Why Standardised Power Designs Fail Across Sites
Introduction
Standardisation is one of the most powerful tools in modern infrastructure delivery. Repeatable designs, reference architectures, and pre-approved equipment lists allow projects to move faster, reduce upfront engineering effort, and create a sense of consistency across sites.
For engineers and technical managers, standardisation promises efficiency. For project managers, it simplifies delivery. For asset owners, it appears to reduce risk by relying on solutions that have “worked before.”
But there is a growing and often underestimated problem emerging across power infrastructure projects: standardised designs are increasingly being reused without being revalidated.
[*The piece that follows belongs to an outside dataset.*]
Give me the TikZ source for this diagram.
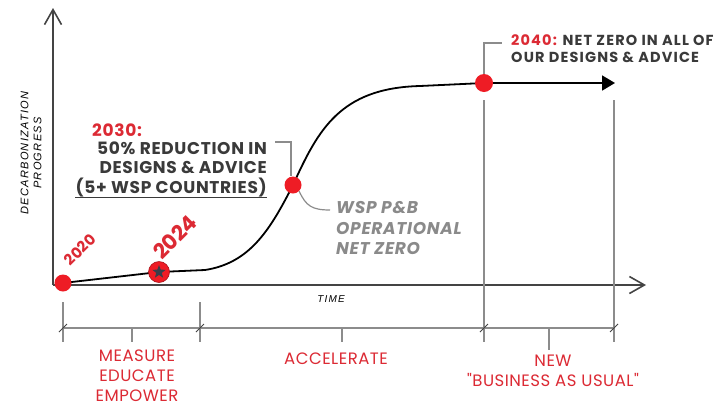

What starts as a sensible reference architecture quietly becomes a fixed solution. Designs are copied from site to site with minimal reassessment. Assumptions embedded in the original design are rarely revisited. And over time, this blind reuse introduces risk that is difficult to detect during commissioning but shows up later as reduced reliability, degraded performance, and unexpected downtime.
This article challenges the idea that one solution fits all. It explains why standardised DC and UPS power designs often fail when applied across different sites, highlights where risk accumulates, and outlines why bespoke engineering still matters especially for systems where uptime is critical.
The Appeal of Standardised Power Designs
The case for standardisation is easy to understand.
Most organisations operate multiple sites with broadly similar functions. Loads look comparable. Equipment lists are familiar. Design teams are under pressure to deliver faster and cheaper. In that environment, standardised power designs feel like a logical solution.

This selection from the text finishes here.